Published August 13, 2017, SCEC Contribution #7550, 2017 SCEC Annual Meeting Poster #033 (PDF)

Poster Image: 
Recently, earth scientists from different fields, such as seismology, climate studies and regular weather monitoring, have become increasingly interested in wind-induced ground motion. Due to developments of high-quality seismic network with co-located seismometers and barometers, we can learn the characteristics of the background seismic noise in a more systematic manner. We will point out that data analysis on long-term data such as seasonal or annual data can indeed provide insights into the nature of seismic noise, generated by atmospheric effects.

In this study, we use Southern California CI stations and Earthscope TA (Transportable Array) stations and primarily focus on the wind-induced ground motion recorded at specific stations with co-located seismometers and barometers between 0.01-0.05 Hz. All TA stations after mid-2011 have been equipped with barometers and infrasound sensors, which provide continuous stream of ground motions and surface pressure data.

We analyze data for multiple years from two networks. There are two major components in our results: (i) shallow structure information from ground motion-pressure ratio and (ii) daily variation in ground motion.

Based on equations introduced by Sorrell et al (1971,1973), we derive a series of equations to calculate rigidity of the shallow structure and associated wind velocity near the surface based on the ratio between different ground motion components and pressure. We only select data section with clean positive slopes between ground motion and pressure to obtain more consistent ratios, which means we only use data where atmospheric pressure is controlling the local ground motion (Tanimoto and Valovcin, 2016).
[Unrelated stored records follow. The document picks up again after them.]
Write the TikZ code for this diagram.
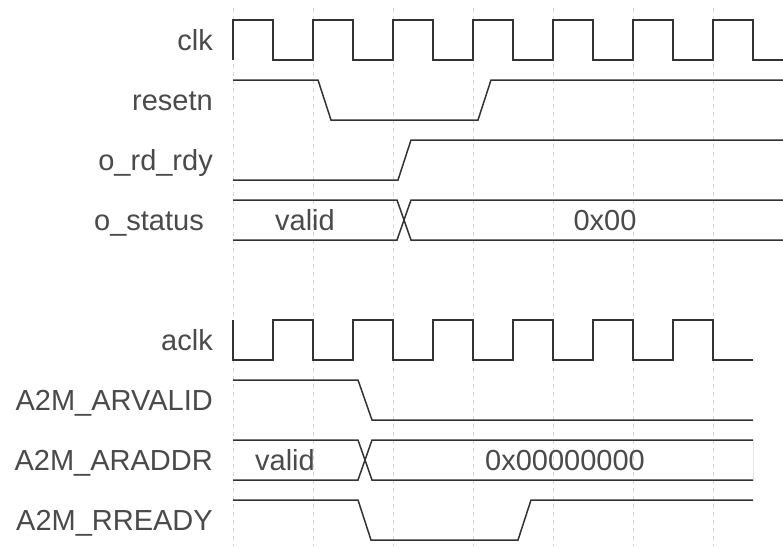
\documentclass[tikz,border=0pt]{standalone}
\usepackage{fontspec}
\setmainfont{Liberation Sans}
\definecolor{wavec}{HTML}{333333}
\definecolor{txtc}{HTML}{4A4A4A}
\definecolor{gridc}{HTML}{D6D6D6}

\begin{document}
\begin{tikzpicture}[x=1pt,y=-1pt,
  wave/.style={draw=wavec,line width=1.5pt},
  gridln/.style={draw=gridc,line width=1pt,dash pattern=on 4pt off 4pt},
  lbl/.style={anchor=base east,inner sep=0pt,text=txtc,font=\fontsize{29}{31}\selectfont},
  val/.style={anchor=base,inner sep=0pt,text=txtc,font=\fontsize{29}{31}\selectfont}]
\clip (0,0) rectangle (783,546);
\fill[white] (0,0) rectangle (783,546);
% grid
\foreach \t in {233,313,...,713}
  \draw[gridln] (\t,8) -- (\t,546);
% labels
\node[lbl] (lclk) at (213,50) {clk};
\node[lbl] (lrst) at (213,110) {resetn};
\node[lbl] (lrdy) at (213,170) {o\_rd\_rdy};
\node[lbl] (lsts) at (204,230) {o\_status};
\node[lbl] (laclk) at (213,350) {aclk};
\node[lbl] (larv) at (213,410) {A2M\_ARVALID};
\node[lbl] (lara) at (213,470) {A2M\_ARADDR};
\node[lbl] (lrr) at (213,530) {A2M\_RREADY};
% clk
\draw[wave] (233,60) \foreach \t in {233,313,...,713} {-- (\t,20) -- (\t+40,20) -- (\t+40,60) -- (\t+80,60)};
% resetn
\draw[wave] (233,80) -- (318,80) -- (331,120) -- (478,120) -- (491,80) -- (783,80);
% o_rd_rdy
\draw[wave] (233,180) -- (398,180) -- (411,140) -- (783,140);
% o_status
\draw[wave] (233,200) -- (397,200) -- (411,240) -- (783,240);
\draw[wave] (233,240) -- (397,240) -- (411,200) -- (783,200);
\node[val] (vsts1) at (305,230) {valid};
\node[val] (vsts2) at (605,230) {0x00};
% aclk
\draw[wave] (233,320) \foreach \t in {233,313,...,633} {-- (\t,360) -- (\t+40,360) -- (\t+40,320) -- (\t+80,320)} -- (713,360) -- (753,360);
% A2M_ARVALID
\draw[wave] (233,380) -- (358,380) -- (372,420) -- (753,420);
% A2M_ARADDR
\draw[wave] (233,440) -- (358,440) -- (372,480) -- (753,480);
\draw[wave] (233,480) -- (358,480) -- (372,440) -- (753,440);
\draw[gridc!60,line width=0.6pt] (753,440) -- (753,480);
\node[val] (vara1) at (285,470) {valid};
\node[val] (vara2) at (565,470) {0x00000000};
% A2M_RREADY
\draw[wave] (233,500) -- (358,500) -- (371,540) -- (518,540) -- (531,500) -- (753,500);
\end{tikzpicture}
\end{document}
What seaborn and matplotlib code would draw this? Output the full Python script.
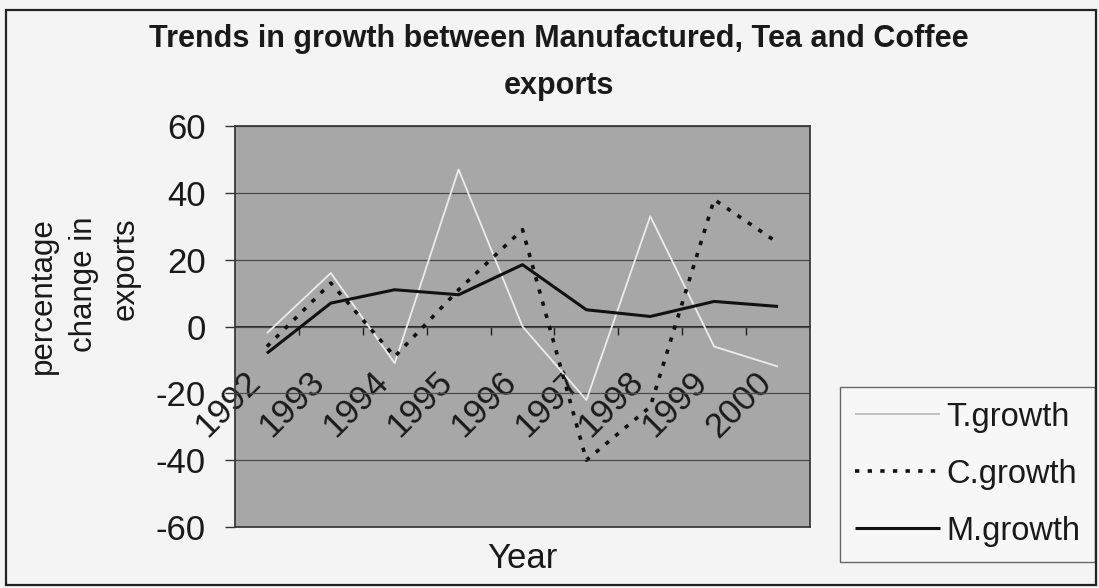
import numpy as np
import pandas as pd
import seaborn as sns
import matplotlib
matplotlib.use("Agg")
import matplotlib.pyplot as plt
from matplotlib.patches import Rectangle

# ---- data ----
years = [1992, 1993, 1994, 1995, 1996, 1997, 1998, 1999, 2000]
year_labels = [str(y) for y in years]
t_growth = [-2, 16, -11, 47, 0, -22, 33, -6, -12]
c_growth = [-6, 13, -9, 11, 29, -40, -24, 38, 25]
m_growth = [-8, 7, 11, 9.5, 18.5, 5, 3, 7.5, 6]
series_names = ["T.growth", "C.growth", "M.growth"]
y_ticks = [-60, -40, -20, 0, 20, 40, 60]

df = pd.DataFrame({"Year": years,
                   "T.growth": t_growth,
                   "C.growth": c_growth,
                   "M.growth": m_growth})

sns.set_theme(style="white")
plt.rcParams["font.family"] = ["Liberation Sans", "DejaVu Sans"]
plt.rcParams["axes.unicode_minus"] = False

fig = plt.figure(figsize=(10.99, 5.88), dpi=100)
fig.patch.set_facecolor("#f4f4f4")

# outer chart border
fig.patches.append(Rectangle((6 / 1099, 3 / 588), 1090 / 1099, 575 / 588,
                             transform=fig.transFigure, fill=False,
                             edgecolor="#222222", linewidth=1.6, zorder=0))

ax = fig.add_axes([235 / 1099, 1 - 527 / 588, 575 / 1099, 401 / 588])
ax.set_facecolor("#a7a7a7")

styles = {
    "T.growth": dict(color="#ececec", lw=1.3, linestyle="-"),
    "C.growth": dict(color="#111111", lw=2.6, linestyle=(0, (1.2, 2.3))),
    "M.growth": dict(color="#111111", lw=2.2, linestyle="-"),
}
for name in series_names:
    sns.lineplot(data=df, x="Year", y=name, ax=ax, label=name,
                 solid_capstyle="butt", dash_capstyle="butt", zorder=3,
                 **styles[name])

ax.set_xlim(years[0] - 0.5, years[-1] + 0.5)
ax.set_ylim(y_ticks[0], y_ticks[-1])
ax.set_yticks(y_ticks)
ax.yaxis.grid(True, color="#4a4a4a", linewidth=0.9)
ax.xaxis.grid(False)
for sp in ax.spines.values():
    sp.set_visible(True)
    sp.set_color("#3a3a3a")
    sp.set_linewidth(1.3)

ax.tick_params(axis="y", direction="out", length=7, width=1, color="#333333",
               pad=14, labelsize=25, labelcolor="#1a1a1a", left=True)
ax.tick_params(axis="x", length=0, labelbottom=False, bottom=False)

# category axis crossing at zero
sec = ax.secondary_xaxis(0, transform=ax.transData)
sec.spines["bottom"].set_color("#111111")
sec.spines["bottom"].set_linewidth(1.3)
sec.set_xticks(years, labels=year_labels)
sec.set_xticks([y + 0.5 for y in years[:-1]], minor=True)
sec.tick_params(axis="x", which="major", length=0, pad=28, labelsize=25,
                labelcolor="#1a1a1a", labelrotation=45)
sec.tick_params(axis="x", which="minor", length=6, width=1, color="#222222",
                direction="out")
for lab in sec.get_xticklabels():
    lab.set_ha("right")
    lab.set_va("top")
    lab.set_rotation_mode("default")

# axis titles
ax.set_xlabel("Year", fontsize=25, color="#1a1a1a", labelpad=11)
ax.set_ylabel("percentage\nchange in\nexports", fontsize=22.5, color="#1a1a1a",
              linespacing=1.5)
ax.yaxis.set_label_coords((84 - 235) / 575, (527 - 217) / 401)
ax.yaxis.label.set_ha("right")
ax.yaxis.label.set_va("center")
ax.yaxis.label.set_multialignment("right")

fig.suptitle("Trends in growth between Manufactured, Tea and Coffee\nexports",
             x=559 / 1099, y=1 - 24 / 588, va="top", ha="center",
             fontsize=22, fontweight="bold", color="#1a1a1a", linespacing=1.75)

leg = ax.legend(loc="upper left", bbox_to_anchor=(840 / 1099, 1 - 387 / 588),
                bbox_transform=fig.transFigure, fontsize=23.5, frameon=True,
                fancybox=False, shadow=False, handlelength=2.6,
                handletextpad=0.22, labelspacing=0.8, borderpad=0.45,
                borderaxespad=0)
leg.get_frame().set_edgecolor("#444444")
leg.get_frame().set_linewidth(1.0)
leg.get_frame().set_facecolor("#f8f8f8")
for txt in leg.get_texts():
    txt.set_color("#1a1a1a")
# make the very light T line visible on the white legend like the reference
leg.get_lines()[0].set_color("#bdbdbd")

fig.savefig("out.png", dpi=100, facecolor=fig.get_facecolor())
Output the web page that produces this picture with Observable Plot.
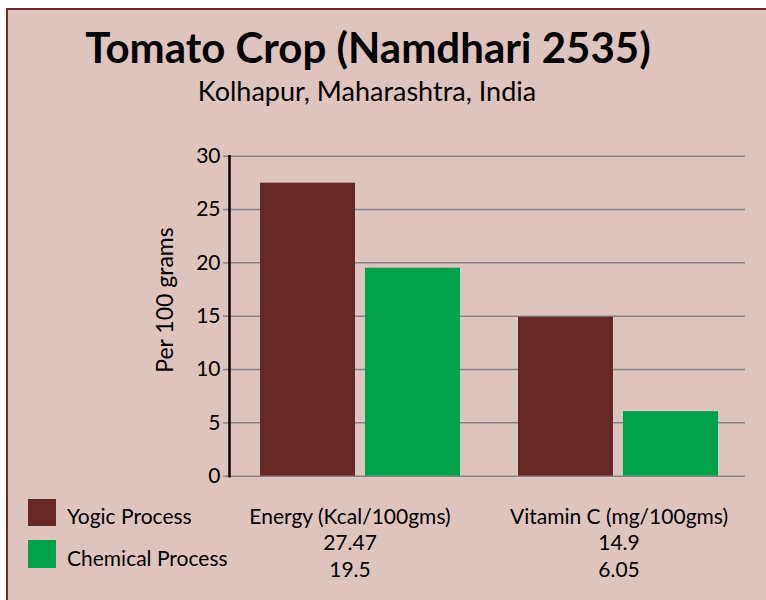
<!DOCTYPE html>
<html>
<head>
<meta charset="utf-8">
<script src="https://cdn.jsdelivr.net/npm/d3@7"></script>
<script src="https://cdn.jsdelivr.net/npm/@observablehq/plot@0.6"></script>
<style>
  html, body { margin: 0; padding: 0; background: #ffffff; }
  #wrap { position: relative; width: 766px; height: 600px; overflow: hidden; font-family: Lato, "Open Sans", sans-serif; color: #000; }
  #box { position: absolute; left: 6px; top: 8px; width: 820px; height: 640px; border: 2px solid #6e2b2a; background: #dec4be; box-sizing: border-box; }
  .t { position: absolute; white-space: nowrap; line-height: 1; }
  .c { transform: translateX(-50%); }
  .sw { position: absolute; }
  #chart { position: absolute; left: 0; top: 130px; }
</style>
</head>
<body>
<div id="wrap">
  <div id="box"></div>
  <div id="chart"></div>
</div>
<script>
const title = "Tomato Crop (Namdhari 2535)";
const subtitle = "Kolhapur, Maharashtra, India";
const yLabel = "Per 100 grams";
const groups = ["Energy (Kcal/100gms)", "Vitamin C (mg/100gms)"];
const series = ["Yogic Process", "Chemical Process"];
const yogic = [27.47, 14.9];
const chemical = [19.5, 6.05];
const yTicks = [0, 5, 10, 15, 20, 25, 30];
const colors = ["#662826", "#00a14b"];

const valuesBySeries = [yogic, chemical];
const data = [];
series.forEach((s, si) => groups.forEach((g, gi) => data.push({group: g, series: s, value: valuesBySeries[si][gi]})));

const wrap = document.getElementById("wrap");
function addText(txt, x, baseline, size, opts = {}) {
  const d = document.createElement("div");
  d.className = "t" + (opts.center ? " c" : "");
  d.textContent = txt;
  d.style.fontSize = size + "px";
  d.style.left = x + "px";
  d.style.top = (baseline - 0.887 * size) + "px";
  if (opts.bold) d.style.fontWeight = "bold";
  wrap.appendChild(d);
  return d;
}

addText(title, 368, 63, 42, {center: true, bold: true});
addText(subtitle, 367, 101, 27, {center: true});

// y-axis label (rotated)
const yl = document.createElement("div");
yl.className = "t";
yl.textContent = yLabel;
yl.style.fontSize = "23px";
yl.style.left = "164px";
yl.style.top = "300px";
yl.style.transform = "translate(-50%, -50%) rotate(-90deg)";
wrap.appendChild(yl);

const chart = Plot.plot({
  width: 766,
  height: 360,
  marginTop: 25.7,
  marginBottom: 14.3,
  marginLeft: 228,
  marginRight: 21,
  style: {background: "transparent", fontFamily: "Lato, 'Open Sans', sans-serif", color: "#000"},
  fx: {domain: groups, padding: 0, axis: null},
  x: {domain: series, paddingInner: 0.095, paddingOuter: 0.274, align: 0.53, axis: null},
  y: {domain: [0, 30], axis: null},
  color: {domain: series, range: colors},
  marks: [
    Plot.ruleY(yTicks, {stroke: "#858585", strokeWidth: 1.5, strokeOpacity: 1}),
    Plot.barY(data, {fx: "group", x: "series", y: "value", fill: "series"}),
    Plot.axisY({ticks: yTicks, tickSize: 6, tickPadding: 3, stroke: "#858585", strokeWidth: 1.5, strokeOpacity: 1, fontSize: 21, fill: "#000", label: null}),
    Plot.frame({anchor: "left", fx: () => groups[0], stroke: "#000", strokeWidth: 2.5, strokeOpacity: 1})
  ]
});
document.getElementById("chart").appendChild(chart);

// legend swatches + table
const swY = [499, 540];
const swH = [27, 28];
series.forEach((s, i) => {
  const sw = document.createElement("div");
  sw.className = "sw";
  sw.style.left = "28px";
  sw.style.top = swY[i] + "px";
  sw.style.width = "28px";
  sw.style.height = swH[i] + "px";
  sw.style.background = colors[i];
  wrap.appendChild(sw);
});
addText(series[0], 67, 524, 21);
addText(series[1], 67, 566, 21);

const colX = [350, 619];
groups.forEach((g, gi) => {
  addText(g, colX[gi], 524, 21, {center: true});
  addText(String(yogic[gi]), colX[gi], 550, 21, {center: true});
  addText(String(chemical[gi]), colX[gi], 577, 21, {center: true});
});
</script>
</body>
</html>
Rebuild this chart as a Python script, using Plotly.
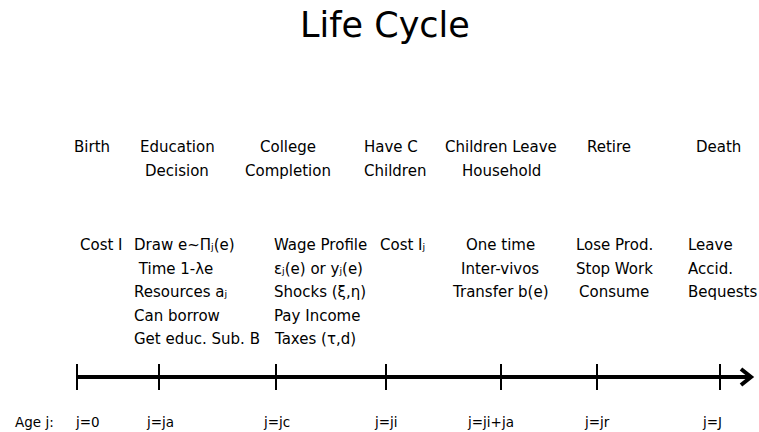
import plotly.graph_objects as go

# ---- data ----
title = "Life Cycle"
age_labels = ["j=0", "j=ja", "j=jc", "j=ji", "j=ji+ja", "j=jr", "j=J"]
stage_pos = [77, 159, 276, 386, 501, 597, 720]          # position of each stage on the timeline
event_line1 = ["Birth", "Education", "College", "Have C", "Children Leave", "Retire", "Death"]
event_line2 = ["", "Decision", "Completion", "Children", "Household", "", ""]
detail_cols = [
    ["Cost I"],
    ["Draw e~Π\u2c7c(e)", " Time 1-λe", "Resources a\u2c7c", "Can borrow", "Get educ. Sub. B"],
    ["Wage Profile", "ε\u2c7c(e) or y\u2c7c(e)", "Shocks (ξ,η)", "Pay Income", "Taxes (τ,d)"],
    ["Cost I\u2c7c"],
    ["One time", "Inter-vivos", "Transfer b(e)"],
    ["Lose Prod.", "Stop Work", "Consume"],
    ["Leave", "Accid.", "Bequests"],
]

# ---- layout config ----
W, H = 759, 432
FONT = "'DejaVu Sans', sans-serif"
fs = 15
event_x = [92, 177, 288, 362, 501, 609, 718]
event_anchor = ["center", "center", "center", "left", "center", "center", "center"]
detail_x = [78, 132, 272, 378, 500, 614, 686]
detail_anchor = ["left", "left", "left", "left", "center", "center", "left"]
row_y1, row_y2 = 147, 171
detail_y0, detail_dy = 245, 23.5
line_y = 377
tick_half = 13
label_y = 422

fig = go.Figure()

# timeline axis line
fig.add_trace(go.Scatter(x=[stage_pos[0], 748], y=[line_y, line_y], mode="lines",
                         line=dict(color="black", width=4), hoverinfo="skip"))
# ticks
for p in stage_pos:
    fig.add_trace(go.Scatter(x=[p, p], y=[line_y - tick_half, line_y + tick_half], mode="lines",
                             line=dict(color="black", width=2), hoverinfo="skip"))
# arrow head (open chevron)
fig.add_trace(go.Scatter(x=[741, 751, 741], y=[line_y - 8, line_y, line_y + 8], mode="lines",
                         line=dict(color="black", width=4), hoverinfo="skip"))

ann = []
ann.append(dict(x=385, y=25, text=title, font=dict(size=35, family=FONT, color="#000")))
for i, (l1, l2) in enumerate(zip(event_line1, event_line2)):
    ann.append(dict(x=event_x[i], y=row_y1, text=l1, xanchor=event_anchor[i],
                    font=dict(size=fs, family=FONT, color="#000")))
    if l2:
        ann.append(dict(x=event_x[i], y=row_y2, text=l2, xanchor=event_anchor[i],
                        font=dict(size=fs, family=FONT, color="#000")))
for i, col in enumerate(detail_cols):
    for k, line in enumerate(col):
        ann.append(dict(x=detail_x[i], y=detail_y0 + k * detail_dy, text=line, xanchor=detail_anchor[i],
                        font=dict(size=fs, family=FONT, color="#000")))
ann.append(dict(x=34, y=label_y, text="Age j:", font=dict(size=13.5, family=FONT, color="#000")))
lab_x = [87, 160, 276, 386, 490, 597, 712]
for i, t in enumerate(age_labels):
    ann.append(dict(x=lab_x[i], y=label_y, text=t, font=dict(size=13.5, family=FONT, color="#000")))
for a in ann:
    a.update(xref="x", yref="y", showarrow=False, yanchor="middle")
    a.setdefault("xanchor", "center")
    fig.add_annotation(**a)

fig.update_layout(
    width=W, height=H, margin=dict(l=0, r=0, t=0, b=0),
    paper_bgcolor="white", plot_bgcolor="white", showlegend=False,
    xaxis=dict(range=[0, W], visible=False, fixedrange=True),
    yaxis=dict(range=[H, 0], visible=False, fixedrange=True),
)
fig.write_html("out.html", config={"displayModeBar": False},
               post_script="document.body.style.margin='0';document.body.style.overflow='hidden';")
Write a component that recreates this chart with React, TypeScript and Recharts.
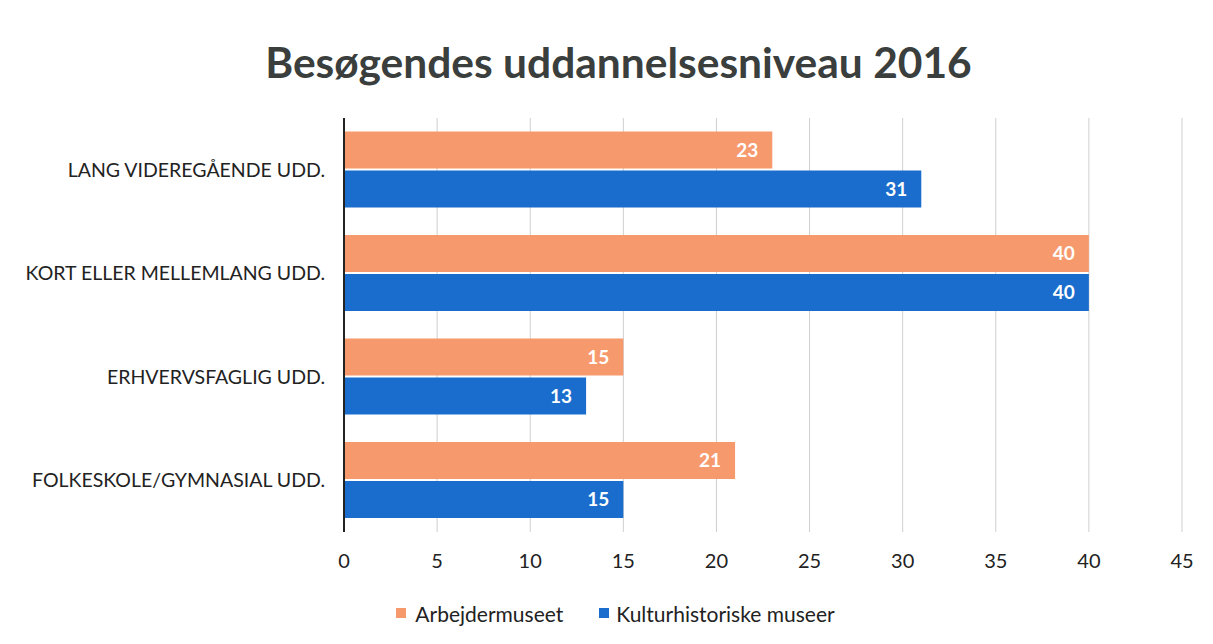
import React from 'react';
import { BarChart, Bar, XAxis, YAxis, CartesianGrid, Legend, LabelList } from 'recharts';

const categories = [
  'LANG VIDEREGÅENDE UDD.',
  'KORT ELLER MELLEMLANG UDD.',
  'ERHVERVSFAGLIG UDD.',
  'FOLKESKOLE/GYMNASIAL UDD.',
];
const arbejdermuseet = [23, 40, 15, 21];
const kulturhistoriske = [31, 40, 13, 15];
const xTicks = [0, 5, 10, 15, 20, 25, 30, 35, 40, 45];
const seriesNames = ['Arbejdermuseet', 'Kulturhistoriske museer'];

const ORANGE = '#F69A6E';
const BLUE = '#1A6DCC';
const FONT = 'Lato, "Open Sans", sans-serif';

const data = categories.map((name, i) => ({
  name,
  a: arbejdermuseet[i],
  k: kulturhistoriske[i],
}));

const LegendContent = () => (
  <div
    style={{
      display: 'flex',
      justifyContent: 'center',
      alignItems: 'center',
      height: 30,
      fontFamily: FONT,
      fontSize: 21,
      color: '#222',
      paddingLeft: 18,
    }}
  >
    <span style={{ display: 'inline-block', width: 10, height: 10, background: ORANGE, marginRight: 9 }} />
    <span style={{ marginRight: 36 }}>{seriesNames[0]}</span>
    <span style={{ display: 'inline-block', width: 10, height: 10, background: BLUE, marginRight: 7 }} />
    <span>{seriesNames[1]}</span>
  </div>
);

export default function App() {
  return (
    <div style={{ position: 'absolute', left: 0, top: 0, width: 1213, height: 644, background: '#fff' }}>
      <div
        style={{
          position: 'absolute',
          left: 0,
          width: 1237,
          top: 34,
          textAlign: 'center',
          fontFamily: FONT,
          fontWeight: 700,
          fontSize: 42.5,
          color: '#3a3e3c',
          lineHeight: '56px',
        }}
      >
        Besøgendes uddannelsesniveau 2016
      </div>
      <BarChart
        width={1213}
        height={644}
        data={data}
        layout="vertical"
        margin={{ top: 118, right: 31, bottom: 16, left: 0 }}
        barCategoryGap="13%"
        barGap={2}
        style={{ position: 'absolute', left: 0, top: 0 }}
      >
        <CartesianGrid horizontal={false} vertical stroke="#cfcfcf" strokeWidth={1} />
        <XAxis
          type="number"
          domain={[0, 45]}
          ticks={xTicks}
          axisLine={false}
          tickLine={false}
          tickSize={0}
          tickMargin={22}
          height={66}
          interval={0}
          tick={{ fontFamily: FONT, fontSize: 20, fill: '#222' }}
        />
        <YAxis
          type="category"
          dataKey="name"
          width={344}
          tickLine={false}
          tickSize={0}
          tickMargin={19}
          axisLine={{ stroke: '#222', strokeWidth: 2 }}
          tick={{ fontFamily: FONT, fontSize: 19.5, fill: '#222' }}
        />
        <Legend
          verticalAlign="bottom"
          content={<LegendContent />}
          wrapperStyle={{ left: 0, width: 1213, height: 30 }}
        />
        <Bar dataKey="a" name={seriesNames[0]} fill={ORANGE} isAnimationActive={false}>
          <LabelList
            dataKey="a"
            position="insideRight"
            offset={14}
            style={{ fill: '#fff', fontFamily: FONT, fontWeight: 700, fontSize: 19 }}
          />
        </Bar>
        <Bar dataKey="k" name={seriesNames[1]} fill={BLUE} isAnimationActive={false}>
          <LabelList
            dataKey="k"
            position="insideRight"
            offset={14}
            style={{ fill: '#fff', fontFamily: FONT, fontWeight: 700, fontSize: 19 }}
          />
        </Bar>
      </BarChart>
    </div>
  );
}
These results at shallow depths can be an independent check on seismic structure for the upper layer (~ 1 km) of the earth and may be useful for ground motion prediction studies.

We have noticed daily variations in stacked 24-hour ground motion PSD plots for most stations. In general, all three ground motion components have higher amplitude at noon and lower amplitude at midnight. Pressure and wind velocity show similar trends, which support that this pattern may be caused by the wind velocity change. Separation of the dataset between day and night may be beneficial for making cross-correlations (and thus Green’s function generations) much more efficient. We are exploring such possibilities by understanding noise-sources better using surface pressure.

Key Words
shallow structure, background noise, barometer seismometer, daily variation, rigidity, elastic parameters

Wang, J., & Tanimoto, T. (2017, 08). Shallow Earth Structure from Wind-Induced Ground Motion. Poster Presentation at 2017 SCEC Annual Meeting.